In 1978, President Carter signed the Airline Deregulation Act which abolished the Civil Aeronautics Board (CAB) a few years later. In 1980, Carter signed the Motor Carrier Act (MCA), deregulating the trucking industry and  the Staggers Rail Act which introduced competition in rail rates and allowed railroads to either abandon unprofitable lines or shed them to hungry entrepreneurs who built a generation of shortline rail carriers. Finally, Carter signed the Telecommunications Act, removing restrictions on long-distance phone service. These four major legislative initiatives are often referred to as the beginning of a new “American industrial revolution." 

New American industrial revolution? That’s heady praise. Were these four deregulatory initiatives really that important?

Three of the four (Airline Deregulation, MCA and Staggers) industries impacted were in transportation. The MCA and Staggers impacted freight. It is estimated that by 1985, just five years after passage, the MCA was saving shippers over $15 billion annually in lower transport costs – worth around $45 billion today. That’s taking a lot of cost out of the system.

The Staggers Act is universally seen as having saved the railroad industry. Prior to Staggers, railroads were heavily in debt and had a poor rate of return. Naturally, new investment was limited, and track bed was poorly, in fact dangerously, maintained. A 1990 General Accounting Office report found that, within a few years following Staggers deregulation, rail profitability increased, accidents caused by track defects declined and railroad debt fell by a third. As importantly, the study found that shipper rates declined by between 10 and 44 percent while train service became more reliable.

But lower costs are just one manifestation of freight deregulation. It is probably no coincidence that just-in-time manufacturing and inventory management became commonplace in the U.S. in the 1980’s, despite having been used in Japan and elsewhere much earlier. The critical component to just-in-time management (JIT) is low cost and precise transportation services – options that were not available prior to the deregulation of freight transportation.

Economies are infinitely intricate with a myriad of connections that no one can fully comprehend. The transportation revolution allowed JIT inventory management. But JIT inventory management allowed new business models to develop. Low-cost superstores became viable in the 1980’s as Walmart, Costco and others began to take dominant places in the consumer retail space. Once the internet became a reality, Amazon came into being. But Amazon would not be possible without low cost, reliable transportation.

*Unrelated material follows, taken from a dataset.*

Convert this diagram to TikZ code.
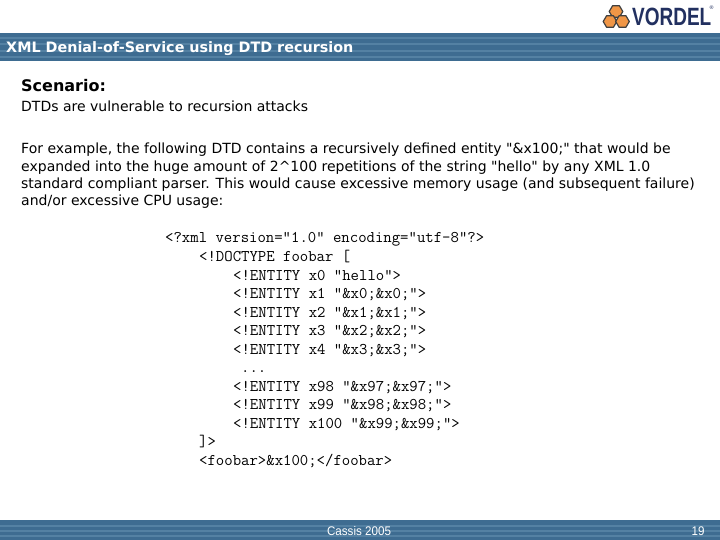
\documentclass[tikz,border=0pt]{standalone}
\usepackage{fontspec}
\newfontfamily\bodyfont{DejaVu Sans}
\newfontfamily\logofont{Liberation Sans}
\definecolor{bandblue}{RGB}{62,108,145}
\definecolor{stripeblue}{RGB}{84,129,163}
\definecolor{logonavy}{RGB}{34,48,96}
\definecolor{logoorange}{RGB}{240,150,70}
\tikzset{x=1pt,y=-1pt,
  title node/.style={anchor=base west,inner sep=0pt,text=white,font=\fontsize{14.35}{17}\bodyfont\bfseries},
  head node/.style={anchor=base west,inner sep=0pt,font=\fontsize{16}{18}\bodyfont\bfseries},
  body node/.style={anchor=base west,inner sep=0pt,font=\fontsize{14}{17}\bodyfont},
  code node/.style={anchor=base west,inner sep=0pt,font=\fontsize{16.3}{17}\ttfamily},
  foot node/.style={inner sep=0pt,text=white,xscale=.93,transform shape,font=\fontsize{12.5}{14}\logofont},
  hex/.style={fill=logoorange,draw=black!75,line width=1.2pt,line join=round},
}
\newcommand{\hexa}[2]{\draw[hex] (#1-6.8,#2) -- (#1-3.4,#2-5.8) -- (#1+3.4,#2-5.8) -- (#1+6.8,#2) -- (#1+3.4,#2+5.8) -- (#1-3.4,#2+5.8) -- cycle;}
\newcommand{\band}[3]{\fill[bandblue] (0,#1) rectangle (720,#2);
  \foreach \y in {#3} {\fill[stripeblue] (0,\y) rectangle (720,\y+1.6);}}
\begin{document}
\begin{tikzpicture}
  \useasboundingbox (0,0) rectangle (720,540);
  \fill[white] (0,0) rectangle (720,540);
  % bands
  \band{33}{61}{37,43.5,50,56.5}
  \band{520}{540}{525,530,535}
  % logo
  \hexa{616}{11.5}
  \hexa{610}{21.5}
  \hexa{622.5}{21.5}
  \node[anchor=west,inner sep=0pt,text=logonavy,font=\fontsize{25}{27}\logofont\bfseries,xscale=.76,transform shape] (logo) at (632,16.5) {VORDEL};
  \node[inner sep=0pt,text=logonavy,font=\fontsize{5}{6}\bodyfont] (reg) at (711.5,8) {®};
  % title
  \node[title node] (title) at (6,52.5) {XML Denial-of-Service using DTD recursion};
  % text
  \node[head node] (scenario) at (21,92) {Scenario:};
  \node[body node] (intro) at (21,112) {DTDs are vulnerable to recursion attacks};
  \node[body node] (l1) at (21,154) {For example, the following DTD contains a recursively defined entity "\&x100;" that would be};
  \node[body node] (l2) at (21,172) {expanded into the huge amount of 2\textasciicircum 100 repetitions of the string "hello" by any XML 1.0};
  \node[body node] (l3) at (21,189) {standard compliant parser. This would cause excessive memory usage (and subsequent failure)};
  \node[body node] (l4) at (21,206) {and/or excessive CPU usage:};
  % code
  \node[code node] (c1) at (165,243) {<?xml version="1.0" encoding="utf-8"?>};
  \node[code node] (c2) at (199,261.5) {<!DOCTYPE foobar [};
  \node[code node] (c3) at (233,280) {<!ENTITY x0 "hello">};
  \node[code node] (c4) at (233,298.5) {<!ENTITY x1 "\&x0;\&x0;">};
  \node[code node] (c5) at (233,317) {<!ENTITY x2 "\&x1;\&x1;">};
  \node[code node] (c6) at (233,335.5) {<!ENTITY x3 "\&x2;\&x2;">};
  \node[code node] (c7) at (233,354) {<!ENTITY x4 "\&x3;\&x3;">};
  \node[code node] (c8) at (241,372.5) {...};
  \node[code node] (c9) at (233,391) {<!ENTITY x98 "\&x97;\&x97;">};
  \node[code node] (c10) at (233,409.5) {<!ENTITY x99 "\&x98;\&x98;">};
  \node[code node] (c11) at (233,428) {<!ENTITY x100 "\&x99;\&x99;">};
  \node[code node] (c12) at (199,446.5) {]>};
  \node[code node] (c13) at (199,465) {<foobar>\&x100;</foobar>};
  % footer
  \node[foot node] (conf) at (359,531) {Cassis 2005};
  \node[foot node] (page) at (698,531) {19};
\end{tikzpicture}
\end{document}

The Airline Deregulation Act (ADA) was equally revolutionary in its impact. While Federal Express began in 1971, deregulation was deemed so important to founder Fred Smith that he eventually turned over day-to-day operations to subordinates and moved to Washington, D.C. to lobby full time for airline deregulation. Once the ADA was passed it allowed FedEx to purchase larger planes, move into more markets and allowed it to become the company we know today.

Freight is important. But, people are the most important cargo carried by any mode of transportation. The ADA allowed price competition, opened new routes and allowed new entrants into the domestic airline market. Since the ADA’s passage the number of domestic passengers has grown more than fourfold from only around 200 million annually in the mid-1970’s to over 850 million by 2022. By contrast, since 1975 the U.S. population has only gone up by 55%. We might all complain about getting stuck in the middle seat, but deregulation has made air travel possible for millions of Americans.

Clearly, the Carter era deregulation of transportation was transformative for the U.S. economy. Many of the businesses and services that we enjoy today would never have been started with 1970’s era transportation regulation. Will the Trump era bring about similar transformative deregulation? Opportunities abound, particularly within transportation. I cannot wait to see if President Trump becomes the next Jimmy Carter.